## Aim
Copy exactly the lines of the records below, and only those lines, beginning with the line that contains "Reproduce this chart with Plotly." and ending with the line that contains "import plotly.graph_objects as go".
──────
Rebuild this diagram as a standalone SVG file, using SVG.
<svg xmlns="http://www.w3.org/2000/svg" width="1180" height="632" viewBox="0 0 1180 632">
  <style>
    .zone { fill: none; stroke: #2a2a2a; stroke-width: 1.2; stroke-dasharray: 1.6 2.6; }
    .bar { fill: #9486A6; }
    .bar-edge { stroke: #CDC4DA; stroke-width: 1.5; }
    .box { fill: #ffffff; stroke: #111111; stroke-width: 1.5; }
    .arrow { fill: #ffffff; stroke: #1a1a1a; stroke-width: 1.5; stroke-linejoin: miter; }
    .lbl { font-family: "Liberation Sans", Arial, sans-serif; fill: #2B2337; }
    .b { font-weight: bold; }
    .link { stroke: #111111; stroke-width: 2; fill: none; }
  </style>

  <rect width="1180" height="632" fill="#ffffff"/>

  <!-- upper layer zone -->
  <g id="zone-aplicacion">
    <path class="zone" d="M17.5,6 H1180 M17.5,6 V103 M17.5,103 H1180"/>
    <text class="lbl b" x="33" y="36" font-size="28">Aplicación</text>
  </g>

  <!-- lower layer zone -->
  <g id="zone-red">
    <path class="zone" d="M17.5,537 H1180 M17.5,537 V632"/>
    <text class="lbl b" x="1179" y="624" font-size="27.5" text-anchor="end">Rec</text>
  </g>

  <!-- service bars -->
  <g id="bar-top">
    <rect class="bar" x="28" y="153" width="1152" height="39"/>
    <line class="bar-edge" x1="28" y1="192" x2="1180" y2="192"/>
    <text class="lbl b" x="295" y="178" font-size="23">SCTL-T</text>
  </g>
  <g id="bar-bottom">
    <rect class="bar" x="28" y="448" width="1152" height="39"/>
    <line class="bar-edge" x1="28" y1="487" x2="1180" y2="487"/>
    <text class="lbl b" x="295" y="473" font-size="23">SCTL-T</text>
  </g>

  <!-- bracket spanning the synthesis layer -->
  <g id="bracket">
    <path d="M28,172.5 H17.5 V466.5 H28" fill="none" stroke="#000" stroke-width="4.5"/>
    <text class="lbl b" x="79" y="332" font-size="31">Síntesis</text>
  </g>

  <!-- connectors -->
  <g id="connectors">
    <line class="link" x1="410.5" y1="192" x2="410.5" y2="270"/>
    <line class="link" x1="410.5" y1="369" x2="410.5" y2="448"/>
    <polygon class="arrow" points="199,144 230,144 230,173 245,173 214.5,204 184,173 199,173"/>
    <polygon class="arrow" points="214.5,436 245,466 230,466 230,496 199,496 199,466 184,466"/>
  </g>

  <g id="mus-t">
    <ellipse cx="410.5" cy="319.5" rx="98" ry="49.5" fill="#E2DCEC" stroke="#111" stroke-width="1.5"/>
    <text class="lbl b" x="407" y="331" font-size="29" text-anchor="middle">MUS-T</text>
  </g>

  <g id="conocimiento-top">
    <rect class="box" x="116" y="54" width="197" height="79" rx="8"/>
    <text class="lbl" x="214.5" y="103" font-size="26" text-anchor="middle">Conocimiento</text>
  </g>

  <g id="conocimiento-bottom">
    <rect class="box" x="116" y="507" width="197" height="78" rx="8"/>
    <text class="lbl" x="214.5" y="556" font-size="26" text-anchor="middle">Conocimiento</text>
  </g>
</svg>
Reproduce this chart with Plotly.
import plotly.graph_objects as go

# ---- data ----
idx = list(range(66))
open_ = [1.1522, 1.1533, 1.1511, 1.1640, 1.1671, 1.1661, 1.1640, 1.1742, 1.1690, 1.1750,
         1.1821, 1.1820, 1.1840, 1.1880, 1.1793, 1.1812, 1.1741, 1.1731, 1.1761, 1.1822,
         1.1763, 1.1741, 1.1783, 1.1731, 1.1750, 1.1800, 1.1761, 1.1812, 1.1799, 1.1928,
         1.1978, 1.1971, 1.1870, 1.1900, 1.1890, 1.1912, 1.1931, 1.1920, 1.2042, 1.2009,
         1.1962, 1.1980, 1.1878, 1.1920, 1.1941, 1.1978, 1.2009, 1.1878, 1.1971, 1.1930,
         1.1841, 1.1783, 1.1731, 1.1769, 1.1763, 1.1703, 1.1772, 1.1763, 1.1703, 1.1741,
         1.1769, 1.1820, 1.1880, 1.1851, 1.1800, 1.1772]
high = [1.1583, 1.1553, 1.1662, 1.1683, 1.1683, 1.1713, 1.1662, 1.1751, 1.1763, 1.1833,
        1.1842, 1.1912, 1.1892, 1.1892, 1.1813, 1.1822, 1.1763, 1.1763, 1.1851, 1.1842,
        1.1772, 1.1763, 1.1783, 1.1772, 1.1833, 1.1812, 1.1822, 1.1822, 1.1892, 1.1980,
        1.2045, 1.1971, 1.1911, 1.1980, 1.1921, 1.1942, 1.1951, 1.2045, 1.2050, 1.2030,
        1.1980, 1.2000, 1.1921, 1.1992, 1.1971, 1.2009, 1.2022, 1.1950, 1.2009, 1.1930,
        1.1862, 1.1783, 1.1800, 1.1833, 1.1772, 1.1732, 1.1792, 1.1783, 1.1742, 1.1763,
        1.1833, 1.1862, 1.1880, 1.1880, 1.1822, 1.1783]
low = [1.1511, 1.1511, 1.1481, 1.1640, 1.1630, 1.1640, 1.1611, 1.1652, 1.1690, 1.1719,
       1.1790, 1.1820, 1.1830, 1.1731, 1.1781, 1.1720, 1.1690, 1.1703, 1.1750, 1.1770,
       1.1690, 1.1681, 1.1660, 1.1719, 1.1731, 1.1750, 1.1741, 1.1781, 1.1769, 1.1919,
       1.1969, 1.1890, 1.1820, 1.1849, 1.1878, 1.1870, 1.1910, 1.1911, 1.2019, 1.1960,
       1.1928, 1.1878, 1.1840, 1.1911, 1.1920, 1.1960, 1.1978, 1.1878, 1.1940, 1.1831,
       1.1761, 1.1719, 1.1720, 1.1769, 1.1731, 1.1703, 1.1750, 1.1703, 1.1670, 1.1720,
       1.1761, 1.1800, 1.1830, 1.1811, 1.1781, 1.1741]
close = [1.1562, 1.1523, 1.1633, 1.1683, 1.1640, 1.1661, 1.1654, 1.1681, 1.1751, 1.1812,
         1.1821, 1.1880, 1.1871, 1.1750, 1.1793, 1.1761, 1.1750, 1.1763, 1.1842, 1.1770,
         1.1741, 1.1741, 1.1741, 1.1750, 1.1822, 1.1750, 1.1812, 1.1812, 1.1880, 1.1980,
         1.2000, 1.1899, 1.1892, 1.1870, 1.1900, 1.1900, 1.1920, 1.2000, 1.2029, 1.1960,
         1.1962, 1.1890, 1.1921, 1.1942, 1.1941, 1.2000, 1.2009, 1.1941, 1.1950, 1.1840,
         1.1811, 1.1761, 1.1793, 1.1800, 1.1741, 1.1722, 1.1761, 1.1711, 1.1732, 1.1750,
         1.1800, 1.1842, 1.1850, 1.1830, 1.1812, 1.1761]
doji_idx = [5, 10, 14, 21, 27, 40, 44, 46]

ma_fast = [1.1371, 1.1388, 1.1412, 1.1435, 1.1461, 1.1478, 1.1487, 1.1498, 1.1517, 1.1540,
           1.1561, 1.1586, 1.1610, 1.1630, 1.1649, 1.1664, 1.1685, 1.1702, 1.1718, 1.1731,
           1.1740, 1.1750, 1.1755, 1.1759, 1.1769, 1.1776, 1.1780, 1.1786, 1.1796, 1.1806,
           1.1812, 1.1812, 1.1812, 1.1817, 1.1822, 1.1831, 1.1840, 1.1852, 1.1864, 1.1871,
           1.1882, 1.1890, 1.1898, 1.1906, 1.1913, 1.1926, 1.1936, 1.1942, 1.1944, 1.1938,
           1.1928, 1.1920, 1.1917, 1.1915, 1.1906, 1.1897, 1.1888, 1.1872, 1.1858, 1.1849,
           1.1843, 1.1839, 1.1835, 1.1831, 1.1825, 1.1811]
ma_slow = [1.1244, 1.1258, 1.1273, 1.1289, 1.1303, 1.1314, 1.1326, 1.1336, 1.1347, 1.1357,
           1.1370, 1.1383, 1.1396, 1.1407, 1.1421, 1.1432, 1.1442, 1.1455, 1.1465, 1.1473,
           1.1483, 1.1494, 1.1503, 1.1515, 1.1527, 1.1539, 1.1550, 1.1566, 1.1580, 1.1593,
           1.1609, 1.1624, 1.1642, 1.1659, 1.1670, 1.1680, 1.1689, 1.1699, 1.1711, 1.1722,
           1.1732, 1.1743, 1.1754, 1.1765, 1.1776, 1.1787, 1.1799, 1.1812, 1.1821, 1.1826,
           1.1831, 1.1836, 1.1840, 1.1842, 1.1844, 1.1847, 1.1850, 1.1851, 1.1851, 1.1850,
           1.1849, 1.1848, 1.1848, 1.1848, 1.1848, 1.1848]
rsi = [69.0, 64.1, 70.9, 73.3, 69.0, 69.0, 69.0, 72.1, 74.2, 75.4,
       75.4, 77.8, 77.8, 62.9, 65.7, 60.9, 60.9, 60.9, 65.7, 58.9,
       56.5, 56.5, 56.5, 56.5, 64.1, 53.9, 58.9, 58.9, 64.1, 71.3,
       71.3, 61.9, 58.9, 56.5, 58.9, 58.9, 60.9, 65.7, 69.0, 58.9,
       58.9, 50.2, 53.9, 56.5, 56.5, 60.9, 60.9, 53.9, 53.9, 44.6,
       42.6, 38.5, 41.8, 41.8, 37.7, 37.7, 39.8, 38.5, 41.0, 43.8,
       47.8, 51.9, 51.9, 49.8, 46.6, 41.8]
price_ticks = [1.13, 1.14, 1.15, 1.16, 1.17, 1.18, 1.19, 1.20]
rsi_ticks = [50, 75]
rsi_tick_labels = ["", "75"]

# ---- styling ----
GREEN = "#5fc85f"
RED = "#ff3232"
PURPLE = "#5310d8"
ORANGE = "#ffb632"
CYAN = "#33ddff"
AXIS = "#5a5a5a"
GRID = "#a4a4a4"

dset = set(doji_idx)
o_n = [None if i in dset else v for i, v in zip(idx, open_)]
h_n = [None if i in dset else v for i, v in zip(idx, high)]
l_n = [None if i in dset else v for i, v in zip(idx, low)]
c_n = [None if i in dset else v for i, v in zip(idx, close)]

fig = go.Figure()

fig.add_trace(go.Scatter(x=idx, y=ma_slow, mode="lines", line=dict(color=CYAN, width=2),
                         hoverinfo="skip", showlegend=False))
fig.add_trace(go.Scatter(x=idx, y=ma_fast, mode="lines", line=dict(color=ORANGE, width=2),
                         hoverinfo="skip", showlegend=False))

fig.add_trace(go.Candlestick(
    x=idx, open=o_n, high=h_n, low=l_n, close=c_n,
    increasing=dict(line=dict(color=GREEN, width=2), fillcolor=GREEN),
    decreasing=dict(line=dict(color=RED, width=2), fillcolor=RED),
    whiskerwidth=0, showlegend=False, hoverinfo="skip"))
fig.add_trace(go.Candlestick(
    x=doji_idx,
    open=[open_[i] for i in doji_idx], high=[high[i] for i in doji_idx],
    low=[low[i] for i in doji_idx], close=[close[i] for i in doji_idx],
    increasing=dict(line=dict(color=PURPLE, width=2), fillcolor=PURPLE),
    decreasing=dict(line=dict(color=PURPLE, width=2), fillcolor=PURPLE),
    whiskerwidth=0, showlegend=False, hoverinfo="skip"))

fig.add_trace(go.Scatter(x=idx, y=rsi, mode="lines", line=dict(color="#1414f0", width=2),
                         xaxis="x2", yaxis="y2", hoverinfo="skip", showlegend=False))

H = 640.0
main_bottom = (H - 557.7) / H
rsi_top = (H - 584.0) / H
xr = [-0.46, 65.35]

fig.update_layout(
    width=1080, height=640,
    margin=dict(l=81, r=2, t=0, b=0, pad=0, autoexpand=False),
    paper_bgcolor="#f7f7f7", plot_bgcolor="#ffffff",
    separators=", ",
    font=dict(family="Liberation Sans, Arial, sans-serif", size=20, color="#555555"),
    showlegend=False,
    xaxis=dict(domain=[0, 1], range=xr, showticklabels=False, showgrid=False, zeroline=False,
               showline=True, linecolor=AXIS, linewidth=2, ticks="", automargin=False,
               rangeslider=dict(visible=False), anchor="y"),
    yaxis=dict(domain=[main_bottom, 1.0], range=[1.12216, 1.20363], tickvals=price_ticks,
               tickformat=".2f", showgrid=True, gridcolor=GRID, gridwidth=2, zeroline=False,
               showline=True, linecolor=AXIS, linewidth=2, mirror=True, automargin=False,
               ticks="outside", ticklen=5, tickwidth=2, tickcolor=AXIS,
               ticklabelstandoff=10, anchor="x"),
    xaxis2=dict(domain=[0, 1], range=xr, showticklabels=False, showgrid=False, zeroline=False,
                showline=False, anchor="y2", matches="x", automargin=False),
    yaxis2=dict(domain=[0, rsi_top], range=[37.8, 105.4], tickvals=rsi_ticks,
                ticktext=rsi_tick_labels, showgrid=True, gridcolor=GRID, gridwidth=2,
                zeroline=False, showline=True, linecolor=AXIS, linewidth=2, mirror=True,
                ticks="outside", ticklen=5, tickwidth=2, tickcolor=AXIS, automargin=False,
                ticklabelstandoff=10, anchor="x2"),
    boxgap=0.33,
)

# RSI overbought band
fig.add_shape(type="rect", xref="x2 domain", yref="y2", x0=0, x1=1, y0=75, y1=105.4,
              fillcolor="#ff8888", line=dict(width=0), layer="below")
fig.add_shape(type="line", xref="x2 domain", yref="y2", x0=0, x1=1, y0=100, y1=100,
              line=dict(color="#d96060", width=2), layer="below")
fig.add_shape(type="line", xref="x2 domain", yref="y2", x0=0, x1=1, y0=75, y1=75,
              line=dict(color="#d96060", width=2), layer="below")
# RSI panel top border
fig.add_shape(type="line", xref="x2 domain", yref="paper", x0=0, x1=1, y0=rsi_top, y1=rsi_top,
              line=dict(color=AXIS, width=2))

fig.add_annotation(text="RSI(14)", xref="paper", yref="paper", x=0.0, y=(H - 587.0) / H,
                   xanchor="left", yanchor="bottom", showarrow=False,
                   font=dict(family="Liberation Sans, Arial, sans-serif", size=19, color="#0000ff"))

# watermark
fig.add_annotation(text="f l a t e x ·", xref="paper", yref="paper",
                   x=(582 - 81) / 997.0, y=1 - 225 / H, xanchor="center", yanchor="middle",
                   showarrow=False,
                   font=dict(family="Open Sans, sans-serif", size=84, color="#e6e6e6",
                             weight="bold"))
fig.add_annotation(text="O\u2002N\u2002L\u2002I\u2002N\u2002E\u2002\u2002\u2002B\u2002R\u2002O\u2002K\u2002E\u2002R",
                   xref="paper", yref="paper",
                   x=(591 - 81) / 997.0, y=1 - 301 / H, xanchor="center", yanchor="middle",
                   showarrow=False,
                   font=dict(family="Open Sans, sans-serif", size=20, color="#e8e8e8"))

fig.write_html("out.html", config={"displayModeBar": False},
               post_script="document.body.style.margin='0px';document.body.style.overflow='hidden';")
──────
## Solution for this task
Reproduce this chart with Plotly.
import plotly.graph_objects as go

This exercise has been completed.